The arboretum was conceived in 1987 when Michèle Ramin, now the arboretum's president, met Marcel Kroenlein, then director of the Jardin Exotique de Monaco. Its first trees were planted in 1988, and in 1989 artists began to display their artwork on the site. Featured artists have included Arman, Folon, Ben, and César. Every year the arboretum organizes an exhibition sponsored by a contemporary artist; examples include: Andy Goldsworthy and Ousmane Sow.

The arboretum's mission is to collect hardwoods and conifers from the Alps and every mountainous region across the world, and to preserve the natural flora of the Alpes-Maritimes. The site features a variety of micro-climates, due to its Alpine and Mediterranean location and its varied topography. As such, it is host to a wide variety of natural vegetation. Indigenous foliage is primarily pine and European larch.

Since the arboretum's creation, more than 400 additional tree species, including 137 exotic species, have been planted at the site. Its collection of conifers includes the Wollemi pine and Pinus culminicola, as well as varieties of cedar, fir, juniper, larch, and spruce. It also contains a collection of high-altitude maples from the Americas, Asia, and Europe, along with ash trees, ginkgo, red oak, prunus, walnut, and Sequoiadendron giganteum.

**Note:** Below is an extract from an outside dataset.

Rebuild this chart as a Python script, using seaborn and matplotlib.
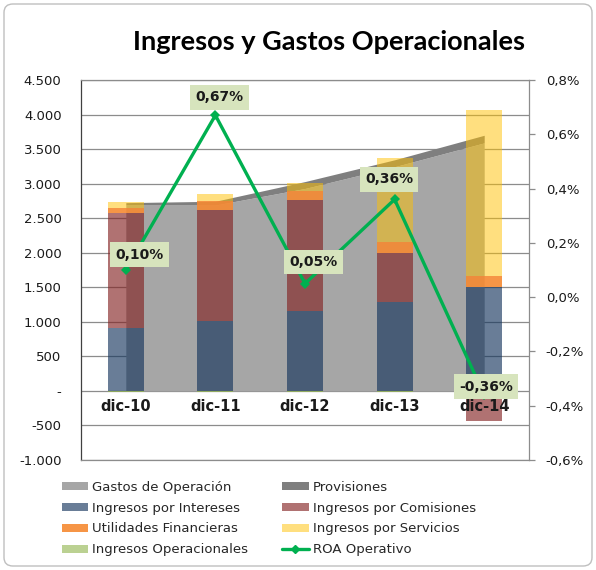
import numpy as np
import pandas as pd
import matplotlib
matplotlib.use('Agg')
import matplotlib.pyplot as plt
import seaborn as sns
from matplotlib.patches import Patch, FancyBboxPatch
from matplotlib.lines import Line2D
from matplotlib.ticker import FuncFormatter, MultipleLocator

# data
categories = ['dic-10', 'dic-11', 'dic-12', 'dic-13', 'dic-14']
gastos = [2690, 2690, 2930, 3245, 3590]
provisiones = [35, 55, 100, 100, 110]
intereses = [915, 1015, 1160, 1290, 1510]
comisiones = [1660, 1605, 1600, 710, -430]
utilidades = [75, 135, 135, 160, 155]
servicios = [90, 95, 110, 1210, 2395]
ingresos_op = [-10, -10, -15, -15, -10]
roa = [0.10, 0.67, 0.05, 0.36, -0.36]

sns.set_theme(style='white')
plt.rcParams['font.family'] = ['DejaVu Sans']

fig = plt.figure(figsize=(5.96, 5.70), dpi=100)
ax = fig.add_axes([81 / 596, 1 - 460 / 570, 448 / 596, 380 / 570])
x = np.arange(len(categories))

# gridlines below everything
ax.set_axisbelow(True)
ax.yaxis.grid(True, color='#8c8c8c', linewidth=0.9)
ax.xaxis.grid(False)

# area series (Gastos + Provisiones stacked)
g = np.array(gastos, dtype=float)
p = np.array(provisiones, dtype=float)
ax.fill_between(x, 0, g, color='#a6a6a6', linewidth=0, zorder=1)
ax.fill_between(x, g, g + p, color='#7f7f7f', linewidth=0, zorder=1)

# stacked bars, positives up, negatives down
series = [
    (intereses, '#11325b', 0.63),
    (comisiones, '#822020', 0.63),
    (utilidades, '#f68a32', 0.9),
    (servicios, '#ffc000', 0.5),
    (ingresos_op, '#8fb34a', 0.7),
]
pos_bottom = np.zeros(len(categories))
neg_bottom = np.zeros(len(categories))
for vals, col, a in series:
    v = np.array(vals, dtype=float)
    bottom = np.where(v >= 0, pos_bottom, neg_bottom)
    ax.bar(x, v, width=0.4, bottom=bottom, color=col, alpha=a, linewidth=0, zorder=2)
    pos_bottom = pos_bottom + np.where(v >= 0, v, 0)
    neg_bottom = neg_bottom + np.where(v < 0, v, 0)

ax.set_xlim(-0.5, 4.5)
ax.set_ylim(-1000, 4500)
ax.yaxis.set_major_locator(MultipleLocator(500))
ax.yaxis.set_major_formatter(FuncFormatter(
    lambda v, _: '-' if v == 0 else f'{v:,.0f}'.replace(',', '.')))
ax.set_xticks([])
ax.tick_params(axis='y', length=0, pad=14, labelsize=9.5, labelcolor='#1a1a1a')
for s in ['top', 'right', 'bottom']:
    ax.spines[s].set_color('#8c8c8c')
    ax.spines[s].set_linewidth(0.9)
ax.spines['left'].set_color('#404040')
ax.spines['left'].set_linewidth(0.9)

# category labels sit at the zero line
for i, c in enumerate(categories):
    ax.text(i, -110, c, ha='center', va='top', fontsize=10.5, fontweight='bold',
            color='#1a1a1a', zorder=5)

# ROA on secondary axis
ax2 = ax.twinx()
roa_df = pd.DataFrame({'x': x, 'roa': roa})
sns.lineplot(data=roa_df, x='x', y='roa', ax=ax2, color='#00b050', linewidth=2.4,
             marker='D', markersize=5, markeredgewidth=0, zorder=4)
ax2.set_ylim(-0.6, 0.8)
ax2.set_xlim(-0.5, 4.5)
ax2.yaxis.set_major_locator(MultipleLocator(0.2))
ax2.yaxis.set_major_formatter(FuncFormatter(lambda v, _: f'{v:.1f}%'.replace('.', ',')))
ax2.set_ylabel('')
ax2.set_xlabel('')
ax2.grid(False)
ax2.tick_params(axis='y', right=True, length=4, width=0.9, color='#8c8c8c',
                pad=8, labelsize=9.5, labelcolor='#1a1a1a')
for s in ax2.spines.values():
    s.set_visible(False)

label_offsets = [(10, 11), (3, 13), (6, 15.5), (-4, 14.5), (1.5, 6)]
for i, v in enumerate(roa):
    ax2.annotate(f'{v:.2f}%'.replace('.', ','), (x[i], v), xytext=label_offsets[i],
                 textcoords='offset points', ha='center', va='center',
                 fontsize=10, fontweight='bold', color='#1a1a1a', zorder=6,
                 bbox=dict(boxstyle='square,pad=0.38', fc='#d7e4bd', ec='none'))

fig.text(329 / 596, 1 - 42 / 570, 'Ingresos y Gastos Operacionales', ha='center',
         va='center', fontsize=19.5, fontweight='bold', family='Lato', color='#000000')

handles = [
    Patch(facecolor='#a6a6a6', edgecolor='none'),
    Patch(facecolor='#11325b', alpha=0.63, edgecolor='none'),
    Patch(facecolor='#f68a32', alpha=0.9, edgecolor='none'),
    Patch(facecolor='#8fb34a', alpha=0.6, edgecolor='none'),
    Patch(facecolor='#7f7f7f', edgecolor='none'),
    Patch(facecolor='#822020', alpha=0.63, edgecolor='none'),
    Patch(facecolor='#ffc000', alpha=0.5, edgecolor='none'),
    Line2D([], [], color='#00b050', linewidth=2.4, marker='D', markersize=4),
]
labels = ['Gastos de Operación', 'Ingresos por Intereses', 'Utilidades Financieras',
          'Ingresos Operacionales', 'Provisiones', 'Ingresos por Comisiones',
          'Ingresos por Servicios', 'ROA Operativo']
fig.legend(handles, labels, ncol=2, loc='upper left',
           bbox_to_anchor=(55 / 596, 1 - 474 / 570), frameon=False,
           fontsize=9.5, handlelength=2.0, handleheight=0.55, handletextpad=0.3,
           labelspacing=0.6, columnspacing=2.6, borderpad=0)

fig.patches.append(FancyBboxPatch((4 / 596, 4 / 570), 588 / 596, 562 / 570,
                                  boxstyle='round,pad=0,rounding_size=0.015',
                                  transform=fig.transFigure, fill=False,
                                  ec='#bfbfbf', lw=1.0))

fig.savefig('out.png', dpi=100)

Endemic to the Maritime Alps but now rare locally, Viola valderia, the mountain pansy, has been discovered growing on the site. The arboretum has now dedicated part of its site to preservation of local wildflowers. It has a collection of rare and endangered wild Rosa spp. of the Maritime Alps. Alpine wild roses of the region include: Rosa agrestis, R. arvensis, R. glauca, R. pendulina, R. montana, and R. villosa. The French rose, R. gallica, grows wild on the site and is a protected species in France.